A Realistic Example: Meet Priya
Priya is 29, works in marketing, and takes home $3,800 a month after tax. She has some credit card debt, no real savings, and keeps wondering where her paycheck goes.
She sits down and adds up her actual monthly expenses:
Needs:
- Rent: $1,100
- Groceries: $280
- Utilities + phone: $120
- Transportation: $150
- Minimum credit card payment: $75
- Total: $1,725 (about 45% ✓)
Wants:
- Dining out + takeaway: $320
- Streaming + apps: $45
- Shopping and random stuff: $290
- Gym: $60
- Weekend activities: $200
- Total: $915 (about 24% — she has some room)
Savings/Debt:
- Currently: $0 (uh oh)
After doing the math, Priya realizes her wants are actually under budget — but she’s spending almost nothing on savings. She adjusts: cuts her dining and shopping slightly and sets up an automatic $760/month transfer to a savings account. She also bumps her credit card payment to $200/month to pay it down faster.
Six months later, she has $3,000 in an emergency fund and her credit card balance is significantly lower.
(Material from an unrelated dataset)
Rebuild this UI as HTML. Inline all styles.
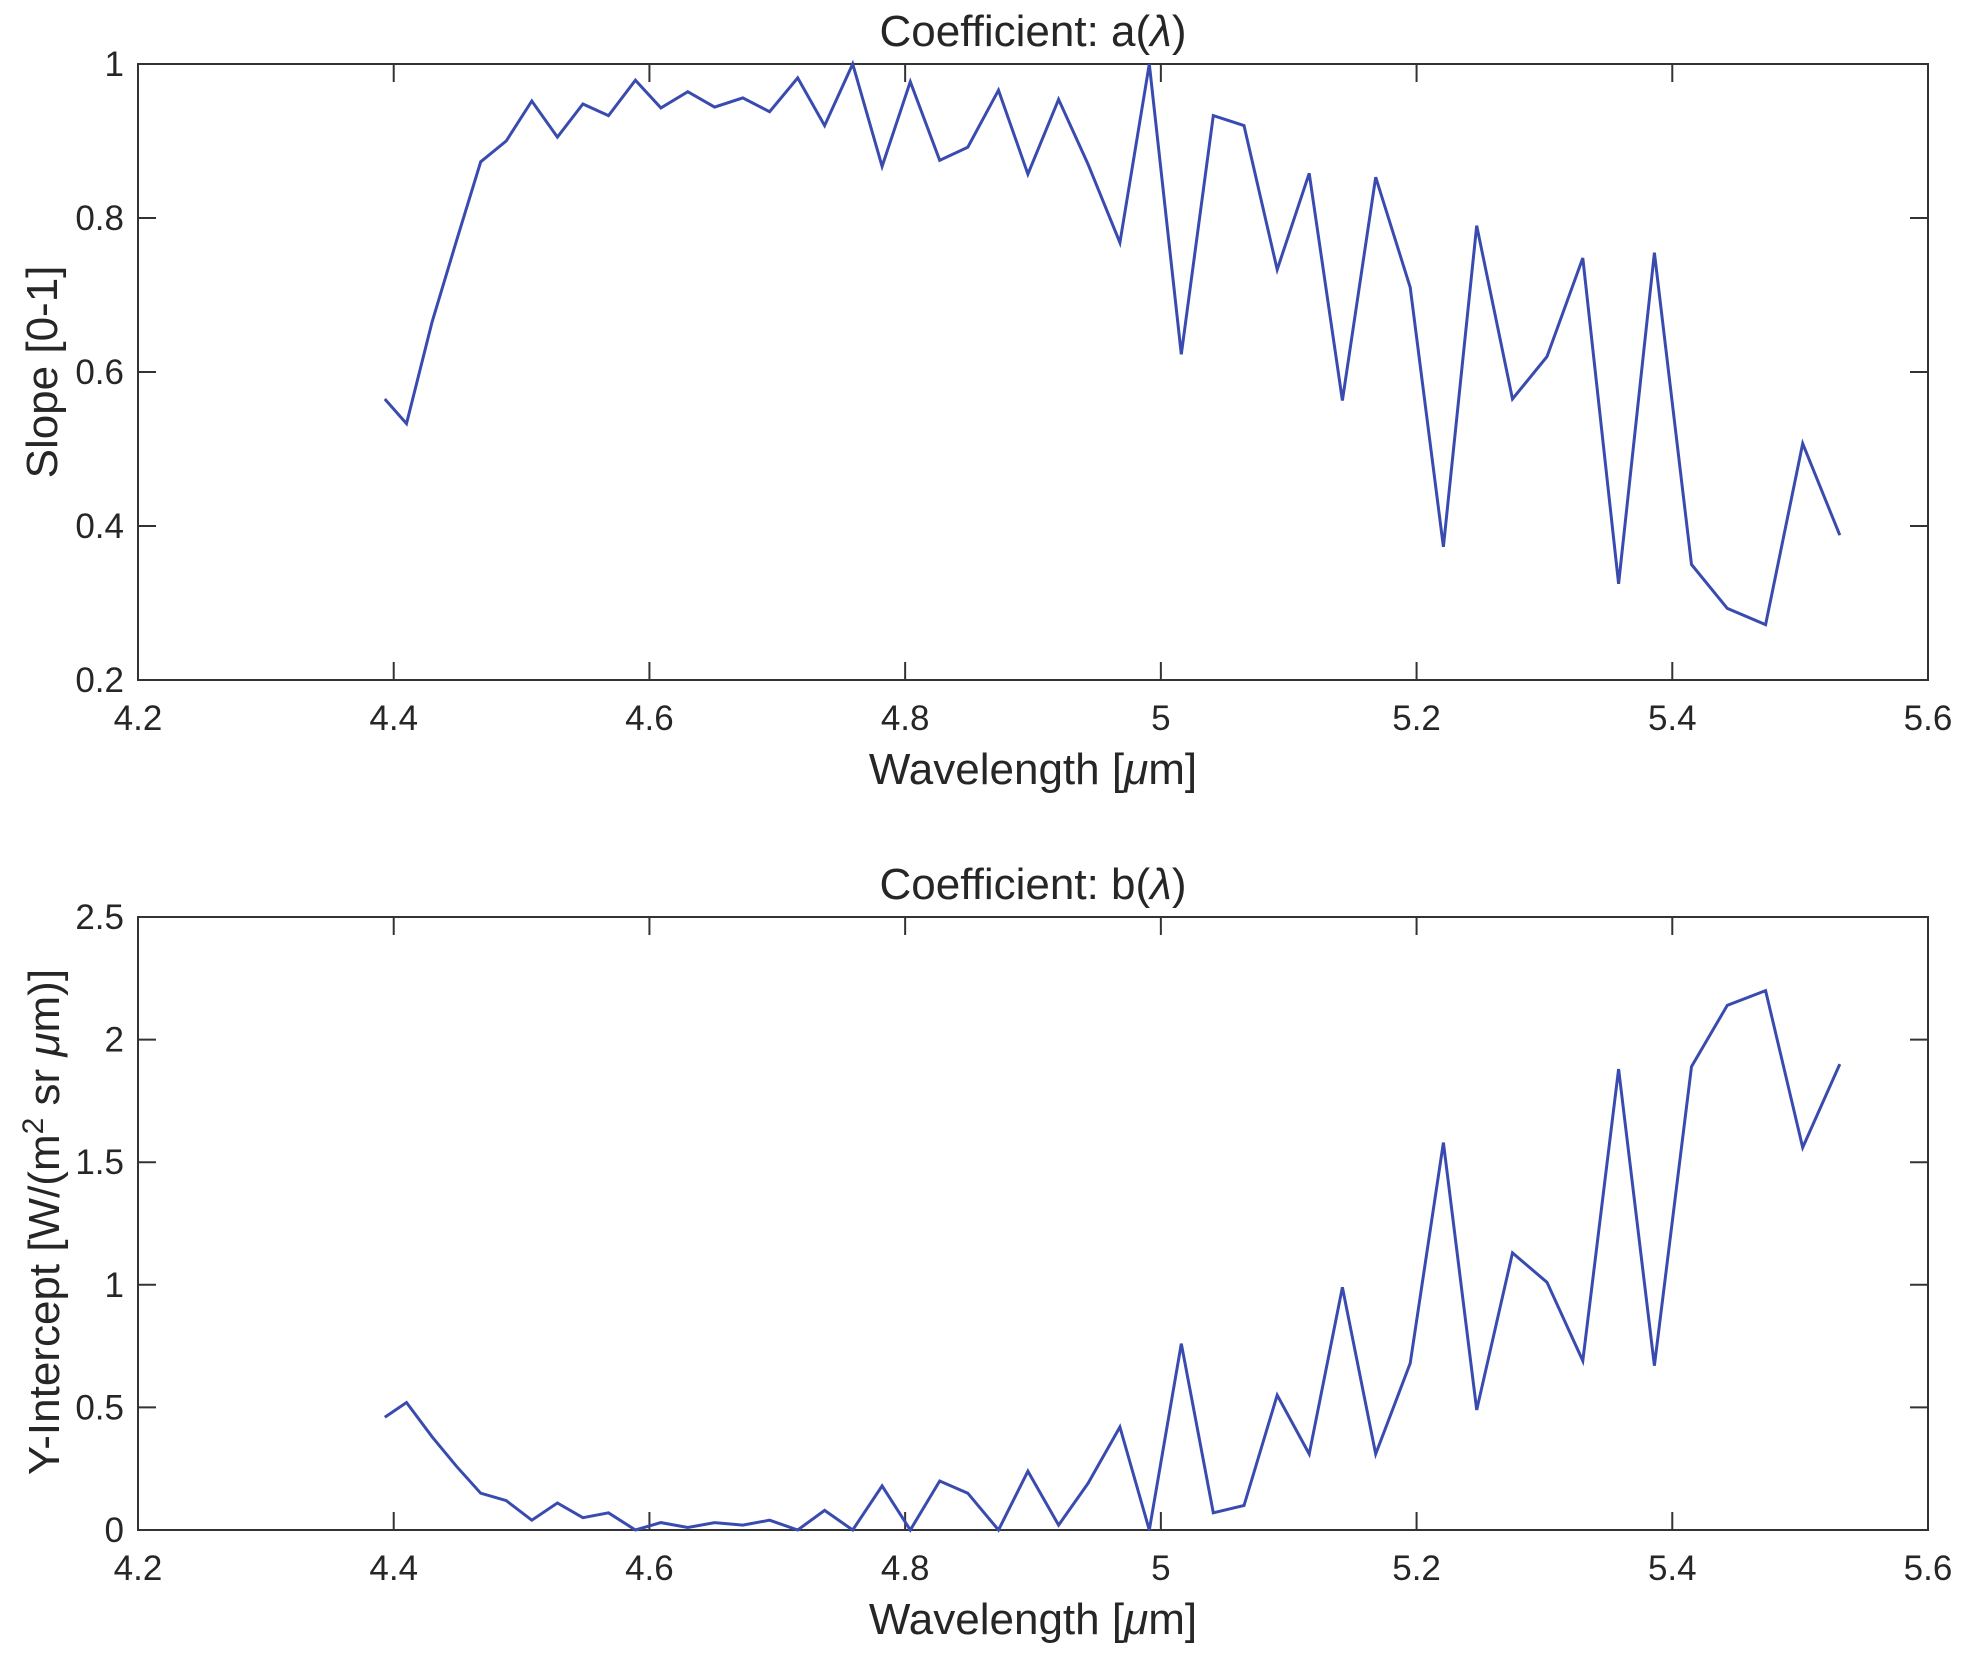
<!DOCTYPE html>
<html><head><meta charset="utf-8"><style>
html,body{margin:0;padding:0;background:#fff}
svg{display:block}
text{font-family:"Liberation Sans",Arial,sans-serif;fill:#262626}
</style></head><body>
<svg id="fig" width="1963" height="1659" viewBox="0 0 1963 1659"></svg>
<script>
const wavelengths=[4.393,4.410,4.430,4.449,4.468,4.488,4.508,4.528,4.548,4.568,4.589,4.609,4.630,4.651,4.673,4.694,4.716,4.737,4.759,4.782,4.804,4.827,4.849,4.873,4.896,4.920,4.943,4.968,4.991,5.016,5.041,5.065,5.091,5.116,5.142,5.168,5.195,5.221,5.247,5.275,5.302,5.330,5.358,5.386,5.415,5.443,5.473,5.502,5.531];
const slopeValues=[0.565,0.533,0.665,0.77,0.873,0.900,0.952,0.905,0.948,0.933,0.979,0.943,0.964,0.944,0.956,0.938,0.982,0.920,1.0,0.867,0.977,0.875,0.892,0.966,0.857,0.954,0.870,0.768,1.0,0.623,0.933,0.920,0.733,0.858,0.563,0.853,0.710,0.373,0.790,0.565,0.620,0.748,0.325,0.755,0.350,0.293,0.272,0.507,0.388];
const interceptValues=[0.46,0.52,0.38,0.26,0.15,0.12,0.04,0.11,0.05,0.07,0.0,0.03,0.01,0.03,0.02,0.04,0.0,0.08,0.0,0.18,0.0,0.20,0.15,0.0,0.24,0.02,0.19,0.42,0.0,0.76,0.07,0.10,0.55,0.31,0.99,0.31,0.68,1.58,0.49,1.13,1.01,0.69,1.88,0.67,1.89,2.14,2.20,1.56,1.90];
const xTicks=[4.2,4.4,4.6,4.8,5,5.2,5.4,5.6];
const xTickLabels=["4.2","4.4","4.6","4.8","5","5.2","5.4","5.6"];
const yTicksA=[0.2,0.4,0.6,0.8,1];
const yTickLabelsA=["0.2","0.4","0.6","0.8","1"];
const yTicksB=[0,0.5,1,1.5,2,2.5];
const yTickLabelsB=["0","0.5","1","1.5","2","2.5"];

const NS="http://www.w3.org/2000/svg";
const svg=document.getElementById('fig');
function mk(tag,attrs,parent){const e=document.createElementNS(NS,tag);for(const k in attrs)e.setAttribute(k,attrs[k]);(parent||svg).appendChild(e);return e;}

function panel(o){
  const L=138,R=1928,T=o.top,B=o.bottom;
  const sx=v=>L+(v-4.2)/(5.6-4.2)*(R-L);
  const sy=v=>B-(v-o.ymin)/(o.ymax-o.ymin)*(B-T);
  const g=mk('g',{});
  
  
  const box=mk('rect',{x:L,y:T,width:R-L,height:B-T,fill:'none',stroke:'#333','stroke-width':2},g);
  
  
  xTicks.forEach((t,i)=>{
    const x=sx(t);
    mk('line',{x1:x,y1:B,x2:x,y2:B-18,stroke:'#333','stroke-width':2},g);
    mk('line',{x1:x,y1:T,x2:x,y2:T+18,stroke:'#333','stroke-width':2},g);
    const tx=mk('text',{x:x,y:B+50,'text-anchor':'middle','font-size':35,fill:'#404040'},g);
    tx.textContent=xTickLabels[i];
    
    
  });
  o.yt.forEach((t,i)=>{
    const y=sy(t);
    mk('line',{x1:L,y1:y,x2:L+18,y2:y,stroke:'#333','stroke-width':2},g);
    mk('line',{x1:R,y1:y,x2:R-18,y2:y,stroke:'#333','stroke-width':2},g);
    const tx=mk('text',{x:L-14,y:y+12,'text-anchor':'end','font-size':35,fill:'#404040'},g);
    tx.textContent=o.ytl[i];
    
    
  });
  const pts=wavelengths.map((w,i)=>sx(w).toFixed(1)+','+sy(o.vals[i]).toFixed(1)).join(' ');
  const line=mk('polyline',{points:pts,fill:'none',stroke:'#3a4bb0','stroke-width':3,'stroke-linejoin':'miter'},g);
  
  
  const title=mk('text',{x:(L+R)/2,y:T-18,'text-anchor':'middle','font-size':44},g);
  title.innerHTML=o.title;
  
  
  const xl=mk('text',{x:(L+R)/2,y:B+104,'text-anchor':'middle','font-size':44,fill:'#333'},g);
  xl.innerHTML='Wavelength [<tspan font-style="italic">μ</tspan>m]';
  
  
  const yl=mk('text',{x:0,y:0,'text-anchor':'middle','font-size':44,fill:'#262626',transform:'translate('+o.ylx+','+o.lyc+') rotate(-90)'},g);
  yl.innerHTML=o.ylabel;
  
  
}
panel({name:'slope-chart',top:64,bottom:680,ymin:0.2,ymax:1,yt:yTicksA,ytl:yTickLabelsA,vals:slopeValues,
  title:'Coefficient: a(<tspan font-style="italic">λ</tspan>)',ylabel:'Slope [0-1]',ylx:57,lyc:372});
panel({name:'intercept-chart',top:917,bottom:1530,ymin:0,ymax:2.5,yt:yTicksB,ytl:yTickLabelsB,vals:interceptValues,
  title:'Coefficient: b(<tspan font-style="italic">λ</tspan>)',ylabel:'Y-Intercept [W/(m<tspan dy="-16" font-size="30">2</tspan><tspan dy="16"> sr </tspan><tspan font-style="italic">μ</tspan>m)]',ylx:59,lyc:1222});
</script>
</body></html>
The budget didn’t require perfection — just a bit of awareness and one automated transfer.
One Last Thing: This Isn’t Forever
The 50/30/20 rule isn’t a life sentence. It’s a starting point.
Once you’ve got your emergency fund sorted, your bad debt cleared, and a savings habit locked in, you might shift more toward aggressive investing, saving for a house, or even letting yourself enjoy a bigger wants budget. Life changes. The numbers should too.
The goal isn’t to follow a rule perfectly. The goal is to stop feeling anxious every time you check your bank balance, build a cushion that lets you handle surprises without panic, and gradually get your money working for your future self — not just your past self’s credit card bill.
Start simple. Adjust as you go. And forgive yourself when it gets messy, because it will. That’s not a sign the system is broken. That’s just money.
Want to take the next step? Try tracking just one week of spending before you do anything else — no changes, just observation. You might be surprised what you find.